G, Gelpcke v. Dubuque,
Edited By: Kermit L. Hall, James W. Ely Jr., Joel B. Grossman
Edited By: Kermit L. Hall
Gelpcke v. Dubuque,
1 Wall. (68 U.S.) 175 (1864), argued 15 Dec. 1863, decided 11 Jan. 1864 by vote of 8 to 1; Swayne for the Court, Miller in dissent, Taney not participating. The competition of northern cities before the *Civil War for rail traffic resulted in imprudent bond issues, with consequent defaults and repudiations. Dubuque, Iowa, promoters issued bonds in amounts that exceeded the debt limit specified in the state constitution. A reform-minded state supreme court reversed earlier holdings sustaining the validity of the bonds. The bondholders appealed to the U.S. Supreme Court, arguing that federal courts, under *Swift v. Tyson (1842), could construe state constitutions when state supreme court precedent was inconsistent. In Leffingwell v. Warren (1862), the Supreme Court had stated that it was obliged to follow the most recent state supreme court holdings construing state constitutions.

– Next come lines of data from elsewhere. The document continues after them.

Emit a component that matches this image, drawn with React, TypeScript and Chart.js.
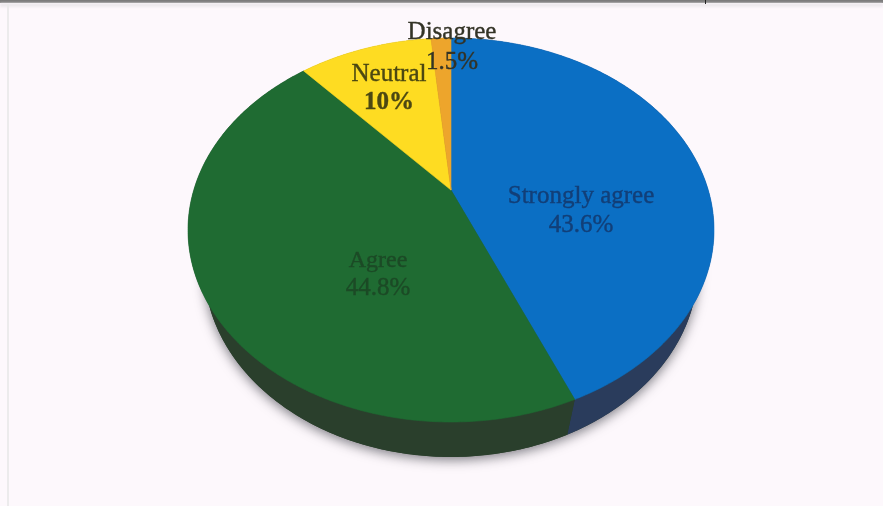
import React, { useEffect, useRef } from "react";
import { Chart, registerables } from "chart.js";

Chart.register(...registerables);

const categories = ["Strongly agree", "Agree", "Neutral", "Disagree"];
const percentages = [43.6, 44.8, 10, 1.5];
const percentLabels = ["43.6%", "44.8%", "10%", "1.5%"];
const topColors = ["#0b6fc4", "#1f6b32", "#fedc22", "#eda52c"];
const sideColors = ["#2a3c5c", "#2a3f2c", "#8a7a20", "#8a6a20"];
const textColors = ["#123f78", "#1c4a26", "#4c4812", "#333326"];

const PERSPECTIVE = -0.208;
const TOP_X_RATIO = 263 / 192;
const BOTTOM = { xRatio: 247 / 192, yRatio: 190 / 192, dy: 35 };
const LABEL_LAYOUT = [
  { x: 581, y1: 196, y2: 225, size: 25, size2: 25, weight: "normal" },
  { x: 378, y1: 261, y2: 288, size: 24, size2: 25, weight: "normal" },
  { x: 389, y1: 74, y2: 103, size: 25, size2: 25, weight: "bold" },
  { x: 452, y1: 32, y2: 62, size: 25, size2: 25, weight: "normal" },
];

function project(angle: number) {
  const x = Math.cos(angle);
  const y = Math.sin(angle);
  const d = 1 + PERSPECTIVE * y;
  return {
    x: (x * Math.sqrt(1 - PERSPECTIVE * PERSPECTIVE)) / d,
    y: (y + PERSPECTIVE) / d,
  };
}

function rimPoints(start: number, end: number) {
  const n = Math.max(4, Math.ceil((end - start) / 0.01));
  const pts = [];
  for (let i = 0; i <= n; i++) pts.push(project(start + ((end - start) * i) / n));
  return pts;
}

const perspectivePie = {
  id: "perspectivePie",
  beforeDatasetDraw(chart: any, args: any) {
    const { ctx } = chart;
    const arcs = args.meta.data;
    const cx = arcs[0].x;
    const cy = arcs[0].y;
    const r = arcs[0].outerRadius;
    const tx = (p: any) => cx + p.x * r * TOP_X_RATIO;
    const ty = (p: any) => cy + p.y * r;
    const bRy = r * BOTTOM.yRatio;
    const bCy = cy + (r - bRy) + BOTTOM.dy;
    const bx = (p: any) => cx + p.x * r * BOTTOM.xRatio;
    const by = (p: any) => bCy + p.y * bRy;

    ctx.save();
    ctx.shadowColor = "rgba(40,40,50,0.6)";
    ctx.shadowBlur = 12;
    ctx.shadowOffsetY = 3;
    ctx.fillStyle = sideColors[1];
    ctx.beginPath();
    ctx.ellipse(cx, bCy, r * BOTTOM.xRatio, bRy, 0, 0, Math.PI * 2);
    ctx.fill();
    ctx.restore();

    arcs.forEach((arc: any, i: number) => {
      const pts = rimPoints(arc.startAngle, arc.endAngle);
      ctx.fillStyle = sideColors[i];
      ctx.beginPath();
      pts.forEach((p, j) => (j ? ctx.lineTo(tx(p), ty(p)) : ctx.moveTo(tx(p), ty(p))));
      pts.slice().reverse().forEach((p) => ctx.lineTo(bx(p), by(p)));
      ctx.closePath();
      ctx.fill();
    });

    arcs.forEach((arc: any, i: number) => {
      const pts = rimPoints(arc.startAngle, arc.endAngle);
      ctx.fillStyle = topColors[i];
      ctx.strokeStyle = topColors[i];
      ctx.lineWidth = 0.6;
      ctx.beginPath();
      ctx.moveTo(cx, cy + PERSPECTIVE * r);
      pts.forEach((p) => ctx.lineTo(tx(p), ty(p)));
      ctx.closePath();
      ctx.fill();
      ctx.stroke();
    });
    return false;
  },
  afterDatasetsDraw(chart: any) {
    const { ctx } = chart;
    ctx.save();
    ctx.textAlign = "center";
    ctx.textBaseline = "middle";
    categories.forEach((name, i) => {
      const l = LABEL_LAYOUT[i];
      ctx.fillStyle = textColors[i];
      ctx.strokeStyle = textColors[i];
      ctx.lineWidth = 0.4;
      ctx.font = `normal ${l.size}px "Liberation Serif"`;
      ctx.fillText(name, l.x, l.y1);
      ctx.strokeText(name, l.x, l.y1);
      ctx.font = `${l.weight} ${l.size2}px "Liberation Serif"`;
      ctx.fillText(percentLabels[i], l.x, l.y2);
      ctx.strokeText(percentLabels[i], l.x, l.y2);
    });
    ctx.restore();
  },
};

export default function App() {
  const ref = useRef<HTMLCanvasElement>(null);
  useEffect(() => {
    const chart = new Chart(ref.current!, {
      type: "pie",
      data: {
        labels: categories,
        datasets: [{ data: percentages, backgroundColor: topColors, borderWidth: 0 }],
      },
      options: {
        animation: false,
        responsive: false,
        layout: { padding: { top: 38, bottom: 84, left: 19, right: 0 } },
        plugins: { legend: { display: false }, tooltip: { enabled: false } },
      },
      plugins: [perspectivePie],
    } as any);
    return () => chart.destroy();
  }, []);
  return (
    <div style={{ position: "fixed", left: 0, top: 0, width: 883, height: 506, background: "#fdf8fc", overflow: "hidden" }}>
      <div style={{ position: "absolute", left: 0, top: 0, width: 883, height: 3, background: "#7c7c7c" }} />
      <div style={{ position: "absolute", left: 0, top: 3, width: 883, height: 4, background: "#eeeaee", filter: "blur(1px)" }} />
      <div style={{ position: "absolute", left: 705, top: 0, width: 1, height: 4, background: "#222" }} />
      <div style={{ position: "absolute", left: 7, top: 4, width: 2, height: 502, background: "#ecebec" }} />
      <canvas ref={ref} width={883} height={506} style={{ position: "absolute", left: 0, top: 0, filter: "blur(0.6px)" }} />
    </div>
  );
}
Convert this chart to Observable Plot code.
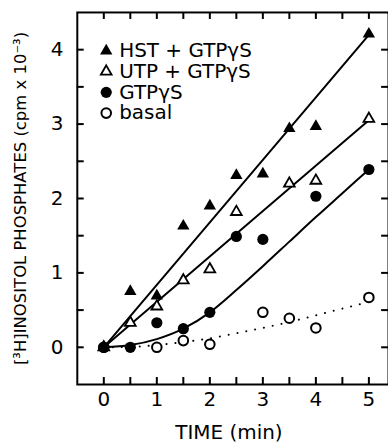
<!DOCTYPE html>
<html>
<head>
<meta charset="utf-8">
<script src="https://cdn.jsdelivr.net/npm/d3@7"></script>
<script src="https://cdn.jsdelivr.net/npm/@observablehq/plot@0.6"></script>
<style>
  html, body { margin: 0; padding: 0; background: #fff; overflow: hidden; }
</style>
</head>
<body>
<div id="chart"></div>
<script>
// Inositol phosphate accumulation over time (cpm x 10^-3)
const hstTime   = [0, 0.5, 1, 1.5, 2, 2.5, 3, 3.5, 4, 5];
const hstValue  = [0, 0.75, 0.69, 1.63, 1.90, 2.31, 2.33, 2.94, 2.97, 4.21];

const utpTime   = [0, 0.5, 1, 1.5, 2, 2.5, 3.5, 4, 5];
const utpValue  = [0, 0.33, 0.55, 0.90, 1.05, 1.82, 2.20, 2.24, 3.07];

const gtpTime   = [0, 0.5, 1, 1.5, 2, 2.5, 3, 4, 5];
const gtpValue  = [0, 0.00, 0.33, 0.25, 0.47, 1.49, 1.45, 2.03, 2.39];

const basalTime  = [0, 1, 1.5, 2, 3, 3.5, 4, 5];
const basalValue = [0, 0.00, 0.09, 0.04, 0.47, 0.39, 0.26, 0.67];

// Fitted curves
const hstFitTime = [0, 5];
const hstFitValue = [0, 4.20];
const utpFitTime = [0, 5];
const utpFitValue = [0, 3.05];
const curveTime = [0, 0.5, 1, 1.5, 2, 2.5, 3, 3.5, 4, 4.5, 5];
const gtpFitValue = [0, 0.03, 0.11, 0.25, 0.47, 0.77, 1.09, 1.42, 1.75, 2.07, 2.39];
const basalFitValue = [0, 0.005, 0.03, 0.07, 0.12, 0.19, 0.26, 0.34, 0.43, 0.52, 0.61];

// Axis ticks and labels
const xTickValues = [0, 0.5, 1, 1.5, 2, 2.5, 3, 3.5, 4, 4.5, 5];
const yTickValues = [0, 0.5, 1, 1.5, 2, 2.5, 3, 3.5, 4];
const xLabelValues = [0, 1, 2, 3, 4, 5];
const yLabelValues = [0, 1, 2, 3, 4];
const seriesNames = ["HST + GTPγS", "UTP + GTPγS", "GTPγS", "basal"];
const xTitle = "TIME (min)";
const yTitle = "[³H]INOSITOL PHOSPHATES (cpm x 10⁻³)";

// Layout
const W = 389, H = 448;
const mL = 77, mR = 0, mT = 12, mB = 63;
const xDomain = [-0.5, 5.37];
const yDomain = [-0.5, 4.5];
// tick lengths expressed in axis units (about 7 px each)
const xTickLen = 0.13;
const yTickLen = 0.094;
const FONT = "'DejaVu Sans', 'Liberation Sans', sans-serif";

const rows = (t, v) => t.map((time, i) => ({time, value: v[i]}));

// Symbol styles for each series (legend + data)
const symbolStyles = [
  {symbol: "triangle", r: 4.6, fill: "black", stroke: "none"},
  {symbol: "triangle", r: 4.0, fill: "white", stroke: "black", strokeWidth: 1.8},
  {symbol: "circle", r: 5.6, fill: "black", stroke: "none"},
  {symbol: "circle", r: 4.8, fill: "white", stroke: "black", strokeWidth: 2}
];
const seriesData = [
  rows(hstTime, hstValue),
  rows(utpTime, utpValue),
  rows(gtpTime, gtpValue),
  rows(basalTime, basalValue)
];

const legendMarks = seriesNames.flatMap((name, i) => [
  Plot.dot([name], {frameAnchor: "top-left", dx: 29, dy: 38.5 + i * 20.8, ...symbolStyles[i]}),
  Plot.text([name], {frameAnchor: "top-left", dx: 42, dy: 38.5 + i * 20.8,
    textAnchor: "start", lineAnchor: "middle", fontSize: 20, fill: "black"})
]);

// short inward ticks on all four sides of the frame
const tickLine = {stroke: "black", strokeWidth: 2};
const innerTicks = [
  Plot.ruleX(xTickValues, {x: d => d, y1: yDomain[0], y2: yDomain[0] + yTickLen, ...tickLine}),
  Plot.ruleX(xTickValues, {x: d => d, y1: yDomain[1], y2: yDomain[1] - yTickLen, ...tickLine}),
  Plot.ruleY(yTickValues, {y: d => d, x1: xDomain[0], x2: xDomain[0] + xTickLen, ...tickLine}),
  Plot.ruleY(yTickValues, {y: d => d, x1: xDomain[1], x2: xDomain[1] - xTickLen, ...tickLine})
];

const chart = Plot.plot({
  width: W,
  height: H,
  marginLeft: mL,
  marginRight: mR,
  marginTop: mT,
  marginBottom: mB,
  x: {domain: xDomain, axis: null},
  y: {domain: yDomain, axis: null},
  style: {fontFamily: FONT},
  marks: [
    Plot.frame({stroke: "black", strokeWidth: 2, fill: "none"}),
    ...innerTicks,
    Plot.axisX({ticks: xLabelValues, anchor: "bottom", tickSize: 0, tickPadding: 7, fontSize: 20,
      tickFormat: d3.format("d"), label: null}),
    Plot.axisY({ticks: yLabelValues, anchor: "left", tickSize: 0, tickPadding: 14, fontSize: 20,
      tickFormat: d3.format("d"), label: null}),
    Plot.text([xTitle], {frameAnchor: "bottom", dx: -4, dy: 48, lineAnchor: "middle",
      textAnchor: "middle", fontSize: 20, fill: "black"}),
    Plot.text([yTitle], {frameAnchor: "left", dx: -57, rotate: -90, lineAnchor: "middle",
      textAnchor: "middle", fontSize: 16.5, fill: "black"}),
    // fitted lines
    Plot.line(rows(hstFitTime, hstFitValue), {x: "time", y: "value", stroke: "black", strokeWidth: 2}),
    Plot.line(rows(utpFitTime, utpFitValue), {x: "time", y: "value", stroke: "black", strokeWidth: 2}),
    Plot.line(rows(curveTime, gtpFitValue), {x: "time", y: "value", curve: "monotone-x", stroke: "black", strokeWidth: 2}),
    Plot.line(rows(curveTime, basalFitValue), {x: "time", y: "value", curve: "monotone-x", stroke: "black",
      strokeWidth: 2, strokeDasharray: "0.1,8.9", strokeLinecap: "round"}),
    // data points
    ...[3, 2, 1, 0].map(i => Plot.dot(seriesData[i], {x: "time", y: "value", ...symbolStyles[i]})),
    ...legendMarks
  ]
});

document.getElementById("chart").appendChild(chart);
</script>
</body>
</html>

Yet in Gelpcke v. Dubuque, Justice Noah *Swayne rejected the latest Iowa Supreme Court construction. Federal judges were not bound by *state courts’ oscillations, Swayne asserted. “We shall never immolate truth, justice, and the law, because a State tribunal has erected the altar and decreed the sacrifice,” he wrote (pp. 206–207). Justice Samuel Freeman *Miller (an Iowan) dissented, arguing that only state judges should have final authority to construe the state’s constitution and laws.
Investors, law writers, and legal academics praised Gelpcke. Critics charged that it deepened animosities between federal judges and the elected state courts and that it throttled urban development. In its disdain for state judicial authority, Gelpcke was a precursor of substantive *due process.